Charts and diagrams as code:
□ □ □ □

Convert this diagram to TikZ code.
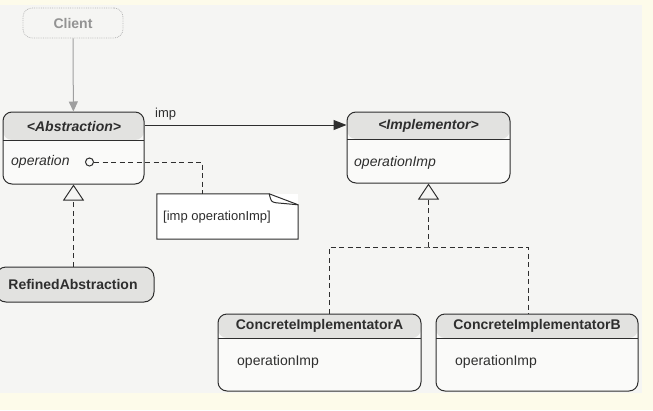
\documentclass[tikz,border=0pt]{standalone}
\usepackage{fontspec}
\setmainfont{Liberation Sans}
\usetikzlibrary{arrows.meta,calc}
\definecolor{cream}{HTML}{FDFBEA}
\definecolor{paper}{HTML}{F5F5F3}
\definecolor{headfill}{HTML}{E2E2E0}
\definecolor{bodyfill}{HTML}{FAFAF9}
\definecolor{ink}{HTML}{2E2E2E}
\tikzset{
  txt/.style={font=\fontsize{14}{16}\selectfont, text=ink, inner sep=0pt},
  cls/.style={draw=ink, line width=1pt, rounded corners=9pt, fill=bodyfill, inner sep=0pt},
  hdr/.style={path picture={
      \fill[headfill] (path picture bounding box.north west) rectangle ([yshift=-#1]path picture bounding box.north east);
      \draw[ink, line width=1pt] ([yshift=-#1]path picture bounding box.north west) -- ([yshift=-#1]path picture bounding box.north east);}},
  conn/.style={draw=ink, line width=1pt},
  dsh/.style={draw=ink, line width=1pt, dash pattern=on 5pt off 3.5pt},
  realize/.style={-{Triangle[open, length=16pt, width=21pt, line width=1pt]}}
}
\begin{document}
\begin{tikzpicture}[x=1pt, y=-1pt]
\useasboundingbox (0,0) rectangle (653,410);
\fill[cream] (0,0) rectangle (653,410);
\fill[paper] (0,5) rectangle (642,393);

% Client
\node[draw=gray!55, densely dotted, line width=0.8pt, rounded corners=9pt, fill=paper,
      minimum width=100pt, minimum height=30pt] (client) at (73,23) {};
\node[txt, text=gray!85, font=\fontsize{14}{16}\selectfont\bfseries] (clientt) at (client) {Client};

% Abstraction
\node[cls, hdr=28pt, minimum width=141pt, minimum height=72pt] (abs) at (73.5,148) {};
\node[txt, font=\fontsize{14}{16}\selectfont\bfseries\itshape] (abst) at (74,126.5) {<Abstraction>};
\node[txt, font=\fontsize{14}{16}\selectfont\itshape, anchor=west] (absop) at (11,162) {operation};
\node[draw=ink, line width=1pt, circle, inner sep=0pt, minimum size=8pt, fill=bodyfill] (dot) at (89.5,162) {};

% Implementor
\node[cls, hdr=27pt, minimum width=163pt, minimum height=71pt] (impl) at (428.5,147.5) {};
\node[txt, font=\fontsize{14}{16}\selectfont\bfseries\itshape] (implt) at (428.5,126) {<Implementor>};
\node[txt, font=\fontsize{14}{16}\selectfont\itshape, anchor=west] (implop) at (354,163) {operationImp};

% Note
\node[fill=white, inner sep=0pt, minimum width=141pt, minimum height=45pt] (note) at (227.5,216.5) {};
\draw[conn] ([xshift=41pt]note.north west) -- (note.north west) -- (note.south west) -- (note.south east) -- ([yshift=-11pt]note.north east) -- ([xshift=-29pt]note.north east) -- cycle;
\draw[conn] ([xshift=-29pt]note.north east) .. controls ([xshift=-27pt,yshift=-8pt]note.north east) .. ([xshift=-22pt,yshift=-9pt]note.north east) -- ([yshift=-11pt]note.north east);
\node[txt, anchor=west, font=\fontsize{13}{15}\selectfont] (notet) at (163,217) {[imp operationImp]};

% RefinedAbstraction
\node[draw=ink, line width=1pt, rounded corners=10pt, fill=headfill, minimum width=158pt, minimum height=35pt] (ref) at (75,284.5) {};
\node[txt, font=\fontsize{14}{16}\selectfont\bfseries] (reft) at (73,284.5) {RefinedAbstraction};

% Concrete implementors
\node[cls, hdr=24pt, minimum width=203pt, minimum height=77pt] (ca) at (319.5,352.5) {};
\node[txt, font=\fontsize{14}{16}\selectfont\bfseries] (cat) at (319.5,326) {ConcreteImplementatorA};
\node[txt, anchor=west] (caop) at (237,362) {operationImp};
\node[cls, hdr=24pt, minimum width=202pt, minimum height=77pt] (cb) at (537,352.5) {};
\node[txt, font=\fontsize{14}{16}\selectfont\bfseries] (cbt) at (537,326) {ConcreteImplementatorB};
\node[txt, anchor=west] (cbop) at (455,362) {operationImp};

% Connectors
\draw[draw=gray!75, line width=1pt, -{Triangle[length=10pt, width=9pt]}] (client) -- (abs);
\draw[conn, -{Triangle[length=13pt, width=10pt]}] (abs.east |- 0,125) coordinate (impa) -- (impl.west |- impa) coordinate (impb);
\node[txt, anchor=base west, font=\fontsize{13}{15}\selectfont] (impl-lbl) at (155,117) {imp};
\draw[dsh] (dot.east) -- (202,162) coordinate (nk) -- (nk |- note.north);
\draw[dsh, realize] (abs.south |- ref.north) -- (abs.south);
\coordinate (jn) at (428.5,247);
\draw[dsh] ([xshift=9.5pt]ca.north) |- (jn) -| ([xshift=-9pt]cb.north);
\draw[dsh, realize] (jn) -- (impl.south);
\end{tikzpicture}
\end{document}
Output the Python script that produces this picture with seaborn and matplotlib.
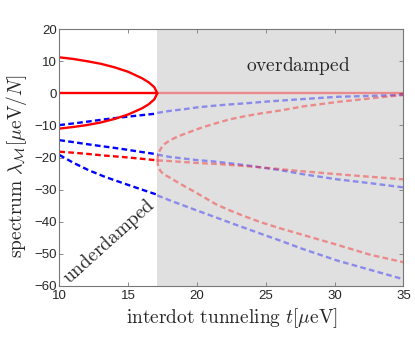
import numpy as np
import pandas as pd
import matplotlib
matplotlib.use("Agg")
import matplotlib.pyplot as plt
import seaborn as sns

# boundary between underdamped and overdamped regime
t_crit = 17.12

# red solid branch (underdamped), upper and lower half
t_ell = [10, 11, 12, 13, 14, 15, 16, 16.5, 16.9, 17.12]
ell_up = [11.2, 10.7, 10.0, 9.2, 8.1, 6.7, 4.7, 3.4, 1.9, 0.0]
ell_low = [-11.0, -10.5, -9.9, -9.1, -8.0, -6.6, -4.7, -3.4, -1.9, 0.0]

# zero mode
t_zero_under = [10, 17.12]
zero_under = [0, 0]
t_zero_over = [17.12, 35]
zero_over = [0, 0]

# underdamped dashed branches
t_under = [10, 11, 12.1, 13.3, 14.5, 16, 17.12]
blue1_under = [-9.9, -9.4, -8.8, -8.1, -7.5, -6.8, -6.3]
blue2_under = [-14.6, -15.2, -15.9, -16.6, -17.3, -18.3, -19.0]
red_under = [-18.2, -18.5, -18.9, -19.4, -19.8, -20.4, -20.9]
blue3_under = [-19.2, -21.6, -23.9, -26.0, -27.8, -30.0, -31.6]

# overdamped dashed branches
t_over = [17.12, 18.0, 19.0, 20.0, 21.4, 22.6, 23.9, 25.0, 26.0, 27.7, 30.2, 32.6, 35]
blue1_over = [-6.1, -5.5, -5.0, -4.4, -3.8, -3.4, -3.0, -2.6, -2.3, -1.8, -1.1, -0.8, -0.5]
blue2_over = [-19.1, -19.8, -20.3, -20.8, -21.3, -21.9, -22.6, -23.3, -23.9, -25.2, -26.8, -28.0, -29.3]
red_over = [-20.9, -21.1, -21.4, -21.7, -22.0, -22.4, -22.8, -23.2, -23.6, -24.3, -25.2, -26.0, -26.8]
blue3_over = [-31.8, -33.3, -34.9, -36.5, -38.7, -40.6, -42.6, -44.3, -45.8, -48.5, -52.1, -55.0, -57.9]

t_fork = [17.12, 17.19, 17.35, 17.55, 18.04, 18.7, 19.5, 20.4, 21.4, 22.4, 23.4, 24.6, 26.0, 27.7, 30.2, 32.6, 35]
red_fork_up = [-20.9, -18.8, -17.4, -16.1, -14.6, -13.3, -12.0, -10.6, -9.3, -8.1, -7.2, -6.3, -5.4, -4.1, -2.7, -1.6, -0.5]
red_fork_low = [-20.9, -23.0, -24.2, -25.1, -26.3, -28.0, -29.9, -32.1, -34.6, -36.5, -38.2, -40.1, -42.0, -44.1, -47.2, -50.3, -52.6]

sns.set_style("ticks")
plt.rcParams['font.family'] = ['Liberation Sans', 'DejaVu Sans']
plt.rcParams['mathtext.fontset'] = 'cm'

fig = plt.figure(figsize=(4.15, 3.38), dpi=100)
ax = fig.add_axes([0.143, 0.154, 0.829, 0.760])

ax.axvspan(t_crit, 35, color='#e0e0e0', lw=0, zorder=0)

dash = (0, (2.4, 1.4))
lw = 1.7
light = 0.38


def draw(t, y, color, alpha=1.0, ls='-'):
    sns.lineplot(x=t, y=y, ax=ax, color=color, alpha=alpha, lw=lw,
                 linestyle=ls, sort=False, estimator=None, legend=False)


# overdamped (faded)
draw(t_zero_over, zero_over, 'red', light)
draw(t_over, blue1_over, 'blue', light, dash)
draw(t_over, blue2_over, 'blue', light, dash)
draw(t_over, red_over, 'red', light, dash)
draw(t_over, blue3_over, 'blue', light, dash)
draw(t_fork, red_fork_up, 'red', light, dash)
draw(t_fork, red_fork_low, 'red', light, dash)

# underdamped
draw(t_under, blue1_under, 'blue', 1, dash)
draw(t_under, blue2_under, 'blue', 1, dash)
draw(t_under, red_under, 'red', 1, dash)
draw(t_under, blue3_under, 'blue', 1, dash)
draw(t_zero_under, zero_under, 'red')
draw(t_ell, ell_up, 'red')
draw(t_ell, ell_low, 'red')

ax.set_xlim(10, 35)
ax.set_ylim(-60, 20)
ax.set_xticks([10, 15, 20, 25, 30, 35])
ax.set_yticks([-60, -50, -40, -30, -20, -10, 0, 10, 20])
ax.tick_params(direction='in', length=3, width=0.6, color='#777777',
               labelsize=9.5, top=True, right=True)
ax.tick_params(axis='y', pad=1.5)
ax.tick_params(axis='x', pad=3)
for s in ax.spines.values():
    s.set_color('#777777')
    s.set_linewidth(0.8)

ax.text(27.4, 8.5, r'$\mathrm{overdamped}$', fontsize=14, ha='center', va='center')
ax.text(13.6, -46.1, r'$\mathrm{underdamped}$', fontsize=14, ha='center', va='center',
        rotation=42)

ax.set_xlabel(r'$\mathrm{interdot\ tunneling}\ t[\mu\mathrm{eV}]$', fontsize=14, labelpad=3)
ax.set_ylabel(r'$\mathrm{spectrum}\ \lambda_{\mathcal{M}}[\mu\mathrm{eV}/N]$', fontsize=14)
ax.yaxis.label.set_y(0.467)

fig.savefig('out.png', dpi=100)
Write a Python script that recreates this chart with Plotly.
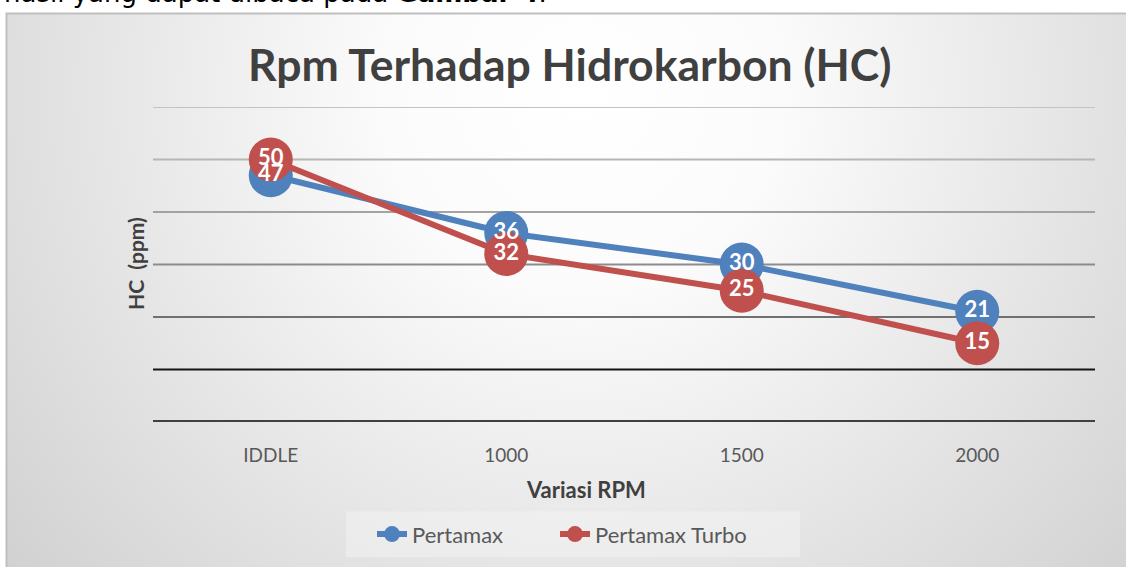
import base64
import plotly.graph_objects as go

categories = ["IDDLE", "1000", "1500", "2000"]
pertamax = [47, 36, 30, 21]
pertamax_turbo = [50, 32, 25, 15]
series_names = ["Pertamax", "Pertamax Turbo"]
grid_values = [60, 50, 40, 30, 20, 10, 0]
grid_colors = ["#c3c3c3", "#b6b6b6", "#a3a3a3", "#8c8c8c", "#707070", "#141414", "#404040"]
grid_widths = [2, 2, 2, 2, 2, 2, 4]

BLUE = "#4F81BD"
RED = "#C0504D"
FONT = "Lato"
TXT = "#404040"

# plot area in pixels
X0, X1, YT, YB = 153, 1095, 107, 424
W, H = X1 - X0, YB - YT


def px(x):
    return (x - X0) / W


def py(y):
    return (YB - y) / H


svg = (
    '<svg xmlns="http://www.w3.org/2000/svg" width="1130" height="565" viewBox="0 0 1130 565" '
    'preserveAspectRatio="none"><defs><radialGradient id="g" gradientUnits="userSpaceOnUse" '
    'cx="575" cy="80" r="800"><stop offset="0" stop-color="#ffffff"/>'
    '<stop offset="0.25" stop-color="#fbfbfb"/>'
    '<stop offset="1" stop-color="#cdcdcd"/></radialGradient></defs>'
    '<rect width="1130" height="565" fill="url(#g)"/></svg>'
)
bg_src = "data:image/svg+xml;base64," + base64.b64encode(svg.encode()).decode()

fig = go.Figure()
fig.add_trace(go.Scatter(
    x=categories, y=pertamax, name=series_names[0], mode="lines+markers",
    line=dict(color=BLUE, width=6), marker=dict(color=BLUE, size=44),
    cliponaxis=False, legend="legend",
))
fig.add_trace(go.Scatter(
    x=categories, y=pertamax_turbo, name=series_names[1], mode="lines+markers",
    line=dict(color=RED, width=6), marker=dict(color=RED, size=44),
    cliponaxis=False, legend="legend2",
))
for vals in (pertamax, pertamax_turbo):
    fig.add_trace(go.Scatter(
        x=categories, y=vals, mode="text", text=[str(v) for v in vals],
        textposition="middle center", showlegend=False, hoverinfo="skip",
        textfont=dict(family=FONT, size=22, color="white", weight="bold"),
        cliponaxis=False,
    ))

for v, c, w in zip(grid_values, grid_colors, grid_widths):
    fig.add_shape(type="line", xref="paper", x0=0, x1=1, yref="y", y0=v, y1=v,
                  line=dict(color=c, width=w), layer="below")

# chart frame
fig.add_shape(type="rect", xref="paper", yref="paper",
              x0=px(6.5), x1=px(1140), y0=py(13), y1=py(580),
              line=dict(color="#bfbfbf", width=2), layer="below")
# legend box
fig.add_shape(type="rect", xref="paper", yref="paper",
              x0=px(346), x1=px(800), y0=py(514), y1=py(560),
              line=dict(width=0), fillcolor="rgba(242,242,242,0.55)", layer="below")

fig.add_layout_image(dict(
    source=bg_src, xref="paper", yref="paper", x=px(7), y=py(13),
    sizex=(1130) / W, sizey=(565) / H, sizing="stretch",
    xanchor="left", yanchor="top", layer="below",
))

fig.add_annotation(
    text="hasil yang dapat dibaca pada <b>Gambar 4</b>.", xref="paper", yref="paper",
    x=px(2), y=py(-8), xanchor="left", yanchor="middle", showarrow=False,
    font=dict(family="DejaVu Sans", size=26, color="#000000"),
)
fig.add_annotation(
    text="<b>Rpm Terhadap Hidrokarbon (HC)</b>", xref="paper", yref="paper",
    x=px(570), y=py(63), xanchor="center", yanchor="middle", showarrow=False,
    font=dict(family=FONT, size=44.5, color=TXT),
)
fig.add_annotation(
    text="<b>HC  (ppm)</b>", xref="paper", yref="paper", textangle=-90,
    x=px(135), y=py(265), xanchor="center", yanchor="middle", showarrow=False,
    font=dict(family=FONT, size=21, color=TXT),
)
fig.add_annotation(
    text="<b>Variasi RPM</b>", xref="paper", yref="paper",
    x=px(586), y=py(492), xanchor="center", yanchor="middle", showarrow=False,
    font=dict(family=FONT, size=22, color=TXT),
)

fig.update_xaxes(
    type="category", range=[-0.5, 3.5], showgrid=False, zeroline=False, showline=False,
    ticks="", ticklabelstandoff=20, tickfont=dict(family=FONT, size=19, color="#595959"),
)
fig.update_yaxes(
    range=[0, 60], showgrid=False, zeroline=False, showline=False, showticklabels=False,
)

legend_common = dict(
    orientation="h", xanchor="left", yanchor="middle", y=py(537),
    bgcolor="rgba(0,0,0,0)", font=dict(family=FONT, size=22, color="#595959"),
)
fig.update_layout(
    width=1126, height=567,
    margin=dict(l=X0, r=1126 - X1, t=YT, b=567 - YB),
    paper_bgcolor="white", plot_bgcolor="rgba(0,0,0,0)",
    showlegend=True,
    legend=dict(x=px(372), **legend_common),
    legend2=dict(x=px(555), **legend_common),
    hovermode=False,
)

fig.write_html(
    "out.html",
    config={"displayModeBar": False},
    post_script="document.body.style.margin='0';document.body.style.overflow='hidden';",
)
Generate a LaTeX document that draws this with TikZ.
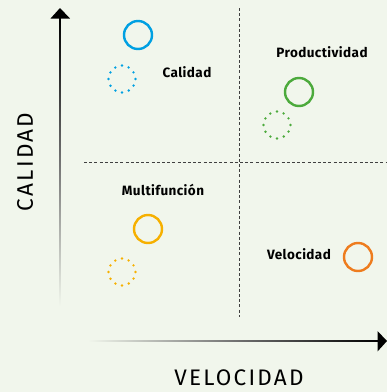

□ □ □ □

Challenge » Give back only the lines from the one holding "Output the Python" through the one holding "import seaborn as sns", both kept, exactly as written. Omit the images.

Exercise answer »
Output the Python script that produces this picture with seaborn and matplotlib.
import numpy as np
import pandas as pd
import matplotlib
matplotlib.use("Agg")
import matplotlib.pyplot as plt
import seaborn as sns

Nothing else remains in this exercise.